"Beauty And The Bester" features courtroom footage and never-before-seen investigative material that peel back the layers of a story where love, manipulation and corruption collide.
Image: File.
With less than two weeks until the highly anticipated debut of the true-crime docuseries "Beauty and the Bester", incarcerated duo Thabo Bester and Nandipha Magudumana have filed an urgent court application to stop the release.
Streaming giant Netflix is scheduled to premiere the docu-series on September 12; however, the couple argues through their legal team that the series contains inaccurate, defamatory and unsubstantiated claims and violates their constitutional rights.
The matter is now set for a court hearing on September 9, just three days before the documentary’s airing.
The limited series seeks to unpack the rise and dramatic fall of Dr. Nandipha Magudumana, a glamorous celebrity doctor whose entanglement with a convicted rapist and murderer, Thabo Bester, shocked the nation.
Image: Supplied.
The gripping three-part documentary delves into the shocking 2022 prison escape of Thabo Bester, a convicted rapist and murderer, from the Mangaung Maximum Security Prison, and his lavish double life.
It also covers the nationwide manhunt that ended with their arrest in Tanzania in 2023, alongside his partner and celebrity doctor, Nandipha Magudumana.
According to Netflix, the series presents "courtroom footage and never-before-seen investigative material that peel back the layers of a story where love, manipulation, and corruption collide, culminating in a jaw-dropping incident that stunned the world."

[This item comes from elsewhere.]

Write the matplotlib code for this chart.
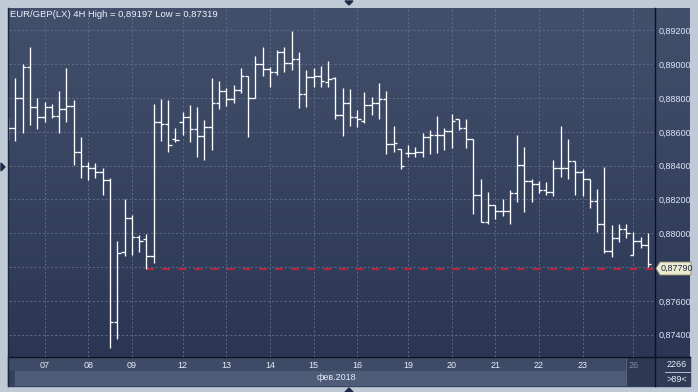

The trailer, which has already been released, features friends and family, including Magudumana's father, Zolile Cornelius Sekeleni, DJ Pearl Thusi and TV personality Penny Lebyane, opening up in exclusive interviews, each trying to make sense of the strange and unsettling bond between the respected doctor and her convicted criminal partner, Bester.
A scene from the upcoming Netflix docuseries, "Beauty And The Bester".
Image: Supplied.
The couple's legal team have argued that the docuseries unfairly targets their clients and is designed for sensationalism rather than objective reality, while also stating that Bester was not given a fair opportunity to respond to the allegations within the documentary.
This is not their first attempt to block a documentary about their case. Previously, they tried and failed to stop the four-part docu-series "Tracking Thabo Bester", which premiered on Showmax in March 2024.
However, the Johannesburg High Court dismissed their urgent application.
Judge Stuart Wilson ruled that the applicants showed only "generalised anxiety" about the documentary and that the publication did not pose a real risk of substantial harm to the administration of justice.
"Reading the applicants’ papers, I find almost nothing that even rises to conjecture or speculation,” Wilson said, dismissing the applications.
"There is no other right in the law to pre-publication approval, where a public figure, as Mr Bester arguably is, is the object of a media piece. Prosecutors have an overriding duty to ensure that the trial is fair in all respects,” Wilson said at the time.
As proceedings continue, the couple's formal trial is set to commence on November 10 until March 29, 2026.